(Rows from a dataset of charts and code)
┄┄┄┄┄┄┄┄┄┄
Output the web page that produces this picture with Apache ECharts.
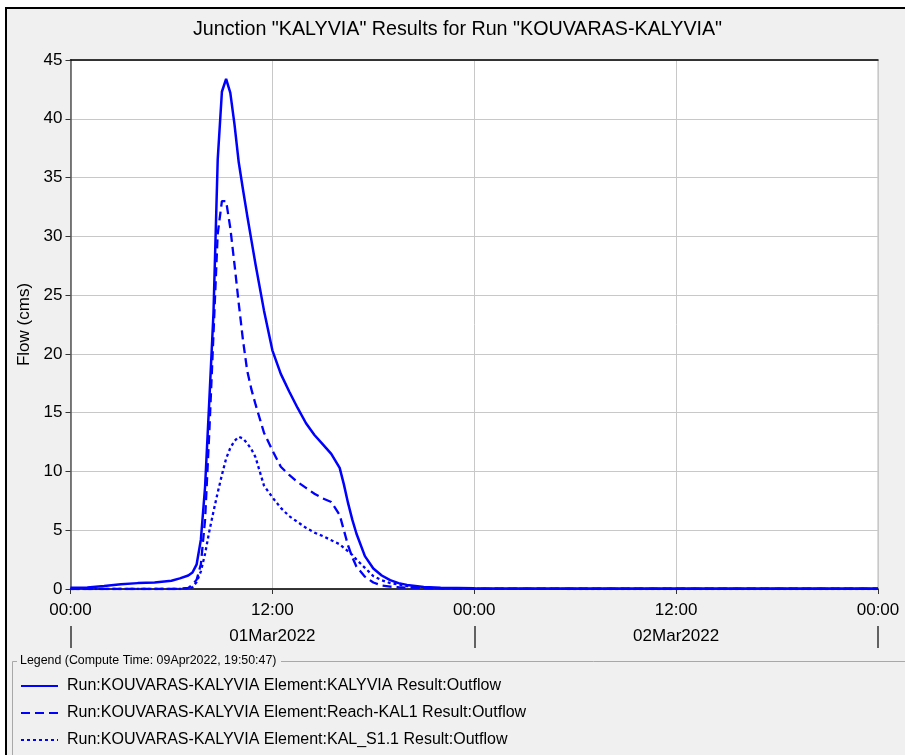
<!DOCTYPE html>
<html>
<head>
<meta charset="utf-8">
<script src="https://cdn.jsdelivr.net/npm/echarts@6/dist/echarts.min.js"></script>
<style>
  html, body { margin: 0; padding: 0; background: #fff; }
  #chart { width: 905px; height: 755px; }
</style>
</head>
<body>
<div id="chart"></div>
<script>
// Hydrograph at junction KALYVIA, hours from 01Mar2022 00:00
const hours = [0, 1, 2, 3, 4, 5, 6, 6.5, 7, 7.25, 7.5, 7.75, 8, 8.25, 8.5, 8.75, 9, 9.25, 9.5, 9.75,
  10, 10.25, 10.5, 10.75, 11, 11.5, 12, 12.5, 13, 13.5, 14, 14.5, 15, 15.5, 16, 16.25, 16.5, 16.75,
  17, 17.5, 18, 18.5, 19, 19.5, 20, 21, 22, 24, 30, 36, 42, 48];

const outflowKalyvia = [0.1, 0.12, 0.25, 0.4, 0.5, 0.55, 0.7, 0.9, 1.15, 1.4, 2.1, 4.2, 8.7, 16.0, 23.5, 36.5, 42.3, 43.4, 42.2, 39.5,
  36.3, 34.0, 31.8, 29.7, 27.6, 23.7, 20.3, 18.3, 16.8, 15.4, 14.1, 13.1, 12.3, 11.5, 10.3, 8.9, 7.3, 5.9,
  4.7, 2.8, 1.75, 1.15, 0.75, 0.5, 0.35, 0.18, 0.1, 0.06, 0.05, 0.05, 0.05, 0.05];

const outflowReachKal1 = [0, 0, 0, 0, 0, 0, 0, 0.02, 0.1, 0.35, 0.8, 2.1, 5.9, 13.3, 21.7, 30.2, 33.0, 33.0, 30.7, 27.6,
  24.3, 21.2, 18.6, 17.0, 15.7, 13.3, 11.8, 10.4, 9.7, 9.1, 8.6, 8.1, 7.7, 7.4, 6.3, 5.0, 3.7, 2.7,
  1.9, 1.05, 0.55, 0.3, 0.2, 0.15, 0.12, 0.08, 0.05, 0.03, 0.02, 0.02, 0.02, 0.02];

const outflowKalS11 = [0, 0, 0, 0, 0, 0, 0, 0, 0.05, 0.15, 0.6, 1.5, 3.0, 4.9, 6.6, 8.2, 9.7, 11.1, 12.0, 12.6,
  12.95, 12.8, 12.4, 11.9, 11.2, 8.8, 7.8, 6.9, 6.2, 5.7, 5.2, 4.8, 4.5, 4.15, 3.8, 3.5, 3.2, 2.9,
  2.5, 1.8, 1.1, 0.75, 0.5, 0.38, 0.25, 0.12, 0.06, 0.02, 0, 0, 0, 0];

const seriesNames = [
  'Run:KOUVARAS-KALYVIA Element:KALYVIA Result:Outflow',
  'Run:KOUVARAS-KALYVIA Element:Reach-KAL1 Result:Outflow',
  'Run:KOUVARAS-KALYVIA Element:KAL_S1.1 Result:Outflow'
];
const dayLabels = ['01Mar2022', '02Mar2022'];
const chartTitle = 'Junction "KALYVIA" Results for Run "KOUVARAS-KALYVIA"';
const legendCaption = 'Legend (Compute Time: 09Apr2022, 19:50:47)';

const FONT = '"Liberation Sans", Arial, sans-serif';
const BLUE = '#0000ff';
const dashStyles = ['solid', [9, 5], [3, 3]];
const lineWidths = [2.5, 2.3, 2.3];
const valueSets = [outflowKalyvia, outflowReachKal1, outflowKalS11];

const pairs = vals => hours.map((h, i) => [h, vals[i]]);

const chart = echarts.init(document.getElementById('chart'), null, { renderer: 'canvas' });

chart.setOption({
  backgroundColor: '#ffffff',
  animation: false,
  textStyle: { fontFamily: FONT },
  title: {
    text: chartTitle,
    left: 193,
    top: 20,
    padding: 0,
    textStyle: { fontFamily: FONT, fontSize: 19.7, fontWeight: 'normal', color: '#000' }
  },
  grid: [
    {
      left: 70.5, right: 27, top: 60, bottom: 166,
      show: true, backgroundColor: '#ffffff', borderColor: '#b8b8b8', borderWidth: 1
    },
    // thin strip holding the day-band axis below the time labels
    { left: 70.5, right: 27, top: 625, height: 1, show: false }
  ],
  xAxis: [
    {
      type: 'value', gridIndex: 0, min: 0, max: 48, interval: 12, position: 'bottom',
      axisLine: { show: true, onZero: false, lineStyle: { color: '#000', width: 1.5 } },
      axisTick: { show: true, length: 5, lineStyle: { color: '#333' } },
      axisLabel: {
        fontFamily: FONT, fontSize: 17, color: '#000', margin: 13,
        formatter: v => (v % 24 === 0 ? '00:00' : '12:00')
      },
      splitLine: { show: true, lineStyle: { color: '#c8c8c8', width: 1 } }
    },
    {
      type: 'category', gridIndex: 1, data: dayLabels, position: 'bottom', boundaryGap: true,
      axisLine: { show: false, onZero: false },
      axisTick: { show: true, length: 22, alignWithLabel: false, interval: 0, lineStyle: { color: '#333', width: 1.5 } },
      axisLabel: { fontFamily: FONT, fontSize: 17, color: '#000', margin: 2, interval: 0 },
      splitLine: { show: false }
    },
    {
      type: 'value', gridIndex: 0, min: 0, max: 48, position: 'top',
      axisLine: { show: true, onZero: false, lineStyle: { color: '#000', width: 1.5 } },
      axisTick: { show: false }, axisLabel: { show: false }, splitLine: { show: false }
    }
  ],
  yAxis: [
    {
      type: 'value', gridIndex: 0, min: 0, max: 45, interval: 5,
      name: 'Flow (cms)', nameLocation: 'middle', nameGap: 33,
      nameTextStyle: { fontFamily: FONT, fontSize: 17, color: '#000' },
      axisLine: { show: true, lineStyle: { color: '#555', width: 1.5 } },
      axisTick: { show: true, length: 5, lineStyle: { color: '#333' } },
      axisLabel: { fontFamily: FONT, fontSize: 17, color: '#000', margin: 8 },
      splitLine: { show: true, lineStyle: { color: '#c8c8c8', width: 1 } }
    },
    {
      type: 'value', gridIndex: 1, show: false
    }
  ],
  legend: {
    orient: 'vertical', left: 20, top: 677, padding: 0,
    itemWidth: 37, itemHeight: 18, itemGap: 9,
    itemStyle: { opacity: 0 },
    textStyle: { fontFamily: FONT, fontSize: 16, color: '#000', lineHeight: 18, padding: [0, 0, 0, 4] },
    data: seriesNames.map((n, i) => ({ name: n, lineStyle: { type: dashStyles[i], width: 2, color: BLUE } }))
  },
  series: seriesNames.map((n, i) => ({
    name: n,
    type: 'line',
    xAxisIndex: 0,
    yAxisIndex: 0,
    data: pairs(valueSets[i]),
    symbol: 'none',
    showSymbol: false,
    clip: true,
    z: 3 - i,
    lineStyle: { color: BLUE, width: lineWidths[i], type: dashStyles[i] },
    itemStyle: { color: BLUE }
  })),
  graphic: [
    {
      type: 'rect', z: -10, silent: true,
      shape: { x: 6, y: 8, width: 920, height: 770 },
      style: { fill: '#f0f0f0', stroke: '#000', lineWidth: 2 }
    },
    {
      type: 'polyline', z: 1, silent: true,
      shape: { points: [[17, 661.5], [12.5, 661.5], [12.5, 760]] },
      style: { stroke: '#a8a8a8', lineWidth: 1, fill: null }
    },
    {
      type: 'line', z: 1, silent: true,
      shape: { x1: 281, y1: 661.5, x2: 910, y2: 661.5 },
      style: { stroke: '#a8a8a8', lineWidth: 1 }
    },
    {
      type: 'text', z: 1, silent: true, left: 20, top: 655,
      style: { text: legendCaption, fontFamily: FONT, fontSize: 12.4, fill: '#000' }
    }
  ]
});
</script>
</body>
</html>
┄┄┄┄┄┄┄┄┄┄
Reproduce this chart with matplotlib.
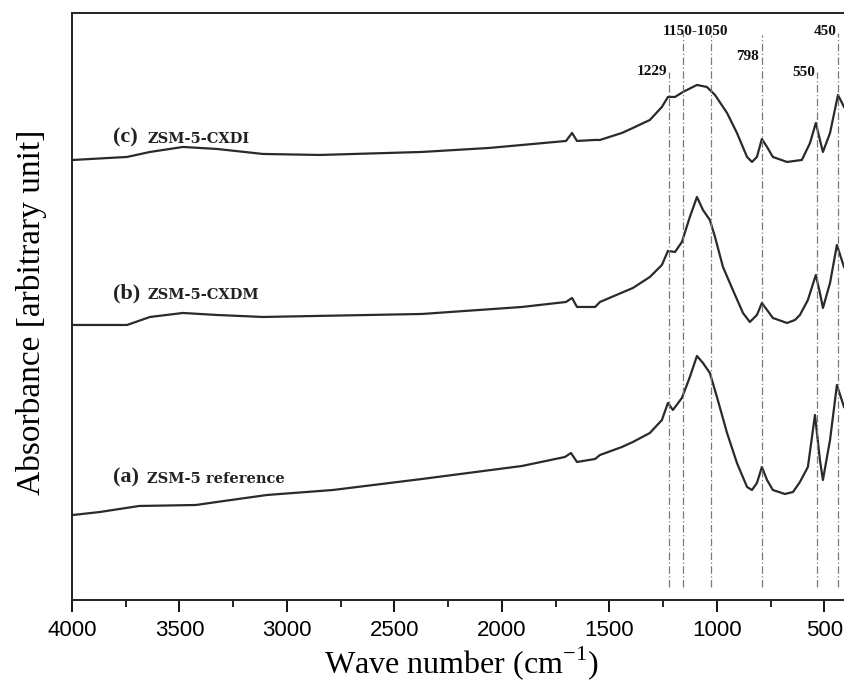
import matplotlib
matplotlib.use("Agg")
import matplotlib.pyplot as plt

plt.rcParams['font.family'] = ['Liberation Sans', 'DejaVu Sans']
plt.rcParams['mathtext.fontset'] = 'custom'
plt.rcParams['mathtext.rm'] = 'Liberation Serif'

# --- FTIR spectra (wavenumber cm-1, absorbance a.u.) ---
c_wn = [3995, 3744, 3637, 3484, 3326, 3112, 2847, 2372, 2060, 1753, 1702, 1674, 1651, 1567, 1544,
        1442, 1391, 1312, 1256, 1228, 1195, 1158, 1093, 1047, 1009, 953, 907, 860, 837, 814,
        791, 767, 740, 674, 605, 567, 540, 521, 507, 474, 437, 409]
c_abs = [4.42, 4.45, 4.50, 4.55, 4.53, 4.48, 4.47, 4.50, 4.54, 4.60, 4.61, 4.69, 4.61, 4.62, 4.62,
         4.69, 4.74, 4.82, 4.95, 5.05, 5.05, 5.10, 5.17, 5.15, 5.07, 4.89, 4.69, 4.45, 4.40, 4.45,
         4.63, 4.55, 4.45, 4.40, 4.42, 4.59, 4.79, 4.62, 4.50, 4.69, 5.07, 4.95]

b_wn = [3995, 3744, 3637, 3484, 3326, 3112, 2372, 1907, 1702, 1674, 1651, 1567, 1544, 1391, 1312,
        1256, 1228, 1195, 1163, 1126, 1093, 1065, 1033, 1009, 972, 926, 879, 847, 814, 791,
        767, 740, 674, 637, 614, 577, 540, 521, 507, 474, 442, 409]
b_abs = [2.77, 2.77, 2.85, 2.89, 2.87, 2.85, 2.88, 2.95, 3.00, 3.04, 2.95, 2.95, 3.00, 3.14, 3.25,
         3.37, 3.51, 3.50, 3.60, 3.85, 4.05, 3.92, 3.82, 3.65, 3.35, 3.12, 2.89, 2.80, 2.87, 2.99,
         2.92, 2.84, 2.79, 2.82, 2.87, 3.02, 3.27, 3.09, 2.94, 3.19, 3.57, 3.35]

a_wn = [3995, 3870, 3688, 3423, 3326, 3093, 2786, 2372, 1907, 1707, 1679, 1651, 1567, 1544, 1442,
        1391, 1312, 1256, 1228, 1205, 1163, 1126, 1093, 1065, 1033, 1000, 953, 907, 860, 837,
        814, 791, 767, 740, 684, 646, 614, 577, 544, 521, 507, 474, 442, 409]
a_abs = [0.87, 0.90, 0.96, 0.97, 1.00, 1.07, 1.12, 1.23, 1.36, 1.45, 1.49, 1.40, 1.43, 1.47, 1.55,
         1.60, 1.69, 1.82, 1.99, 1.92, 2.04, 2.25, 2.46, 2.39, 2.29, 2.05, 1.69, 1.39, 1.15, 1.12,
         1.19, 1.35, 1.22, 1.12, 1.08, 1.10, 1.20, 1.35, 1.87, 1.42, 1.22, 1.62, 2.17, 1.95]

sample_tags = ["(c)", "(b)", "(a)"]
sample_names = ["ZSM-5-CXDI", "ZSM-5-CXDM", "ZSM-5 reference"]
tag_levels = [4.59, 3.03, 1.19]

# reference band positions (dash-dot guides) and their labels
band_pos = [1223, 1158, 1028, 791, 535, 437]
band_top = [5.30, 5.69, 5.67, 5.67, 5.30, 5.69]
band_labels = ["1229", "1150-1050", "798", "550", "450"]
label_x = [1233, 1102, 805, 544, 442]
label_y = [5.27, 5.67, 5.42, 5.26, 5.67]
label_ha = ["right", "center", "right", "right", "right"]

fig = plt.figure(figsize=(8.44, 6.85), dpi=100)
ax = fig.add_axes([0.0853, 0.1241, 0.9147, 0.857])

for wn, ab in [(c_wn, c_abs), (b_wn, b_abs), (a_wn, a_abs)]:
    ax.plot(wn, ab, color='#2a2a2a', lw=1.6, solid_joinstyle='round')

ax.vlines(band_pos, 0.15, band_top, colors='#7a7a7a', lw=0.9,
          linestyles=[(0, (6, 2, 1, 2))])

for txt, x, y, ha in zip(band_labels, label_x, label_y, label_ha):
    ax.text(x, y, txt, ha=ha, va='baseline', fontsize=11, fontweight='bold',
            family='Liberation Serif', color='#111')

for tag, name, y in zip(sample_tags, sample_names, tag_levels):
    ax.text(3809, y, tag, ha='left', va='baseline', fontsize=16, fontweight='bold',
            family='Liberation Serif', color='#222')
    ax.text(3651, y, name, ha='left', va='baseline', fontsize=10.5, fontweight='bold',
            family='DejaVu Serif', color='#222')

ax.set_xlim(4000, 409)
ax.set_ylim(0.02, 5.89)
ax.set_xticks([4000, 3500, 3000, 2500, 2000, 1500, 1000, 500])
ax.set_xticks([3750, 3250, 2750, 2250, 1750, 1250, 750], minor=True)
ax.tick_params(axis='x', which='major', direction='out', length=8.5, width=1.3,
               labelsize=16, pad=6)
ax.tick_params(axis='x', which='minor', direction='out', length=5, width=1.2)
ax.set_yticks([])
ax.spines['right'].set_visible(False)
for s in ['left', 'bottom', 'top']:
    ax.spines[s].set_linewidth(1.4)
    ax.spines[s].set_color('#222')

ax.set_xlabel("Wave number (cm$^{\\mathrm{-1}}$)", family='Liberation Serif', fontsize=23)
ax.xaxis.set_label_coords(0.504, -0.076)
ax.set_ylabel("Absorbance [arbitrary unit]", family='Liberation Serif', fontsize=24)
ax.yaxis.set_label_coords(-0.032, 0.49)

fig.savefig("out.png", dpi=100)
┄┄┄┄┄┄┄┄┄┄
• [SET PROBLEM]
In the listing above, find the line containing "Reproduce this chart with matplotlib." and the line containing "plt.rcParams['mathtext.rm'] = 'Liberation". Reproduce those lines and all between them exactly, with no pictures and nothing more.

• [EXERCISE SOLUTION]
Reproduce this chart with matplotlib.
import matplotlib
matplotlib.use("Agg")
import matplotlib.pyplot as plt

plt.rcParams['font.family'] = ['Liberation Sans', 'DejaVu Sans']
plt.rcParams['mathtext.fontset'] = 'custom'
plt.rcParams['mathtext.rm'] = 'Liberation Serif'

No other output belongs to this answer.